Developmental toxicology is the study of undesirable effects on the development of the organism, which may result from exposure before conception, from the period of prenatal development, or postnatally during the time of sexual maturation. The principal manifestations of developmental toxicity include: embryolethality, malformations, growth retardation, and functional impairment. In 2001, the European Commission published the future chemicals policy entitled "White Paper: Strategy for a Future Chemicals Policy". The new regulation requires a toxicological evaluation with strong emphasis on reproductive toxicity, by using in vitro methods, especially for those chemicals marketed at more than 1 ton per year.
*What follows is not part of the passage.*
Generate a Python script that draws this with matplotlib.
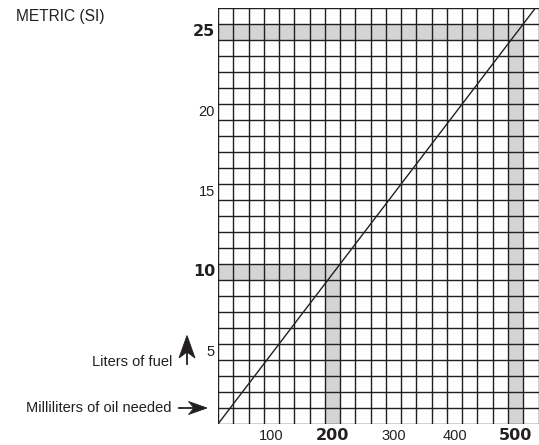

For this reason, the establishment of in vitro models capable of detecting major undesirable manifestations in the fetus, are urgently required. The aim of the present review is to explore the capacity of existing in vitro systems, based on embryonic stem (ES) cells, to identify embryotoxicity with a focus on specific effects such as teratogenicity and growth retardation. In addition, we discuss the possibility to adapt the mouse ES cells based tests to human ES cells, avoiding inter-species variations in developmental toxicity studies and address related ethical issues. Considering the different manifestations of developmental toxicity, only a battery of in vitro tests will provide the necessary information for regulatory developmental toxicity assessment.

Detection of tissue-specific effects by methotrexate on differentiating mouse embryonic stem cells.
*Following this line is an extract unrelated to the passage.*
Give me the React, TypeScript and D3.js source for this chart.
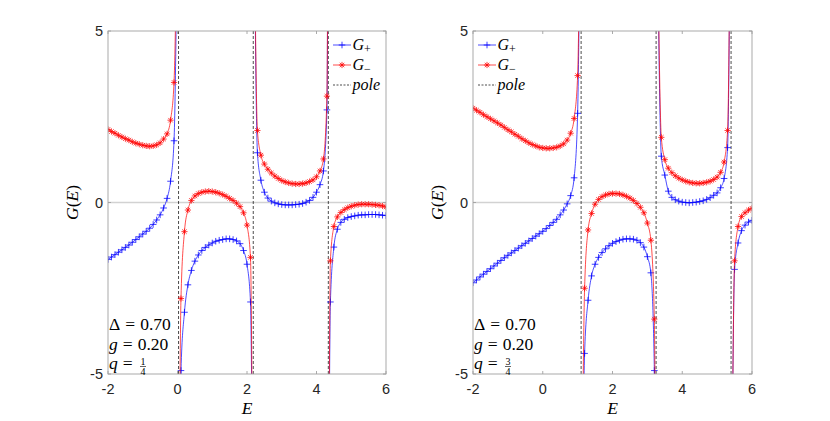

BACKGROUND: Pluripotent embryonic stem (ES) cells offer a unique possibility to monitor the differentiation of several cell types in vitro. This study attempts to identify marker genes during in vitro cell differentiation of murine ES cells and allow a prediction of chemical effects on cell differentiation of specific target tissues. The study focused on the expression pattern of key genes involved in cardiomyocyte and osteoblast differentiation: Oct-4, Brachyury, Nkx2.5, alpha myosin heavy chain, Cbfa1, and Osteocalcin. METHODS: Methotrexate was selected due to its well-characterized teratogenic effects. Several in vivo studies have demonstrated the specific interactions of methotrexate with bone formation whereas the cardiovascular system is not specifically affected after exposure to low concentration. The capability of murine ES cells to differentiate in vitro into cardiomyocytes as well as into osteoblasts have been used to demonstrate the target cell specificity in vitro, at non-cytotoxic concentration. RESULTS: Exposure of differentiating ES cells did not result in any gene profile modification of the selected cardiomyocyte specific genes, whereas the expression of osteoblast specific key genes, Cbfa1 and Osteocalcin, decreased. At the latter stages of skeletal differentiation we observed a 30% decrease in gene expression for Cbfa1 and a 60% decrease for Osteocalcin, with reference to the control. Early marker genes for undifferentiated cells and mesodermal cells were not modified after methotrexate treatment. CONCLUSIONS: These results show the possibility to integrate specific in vitro tests for teratogenicity in a test strategy for developmental toxicity.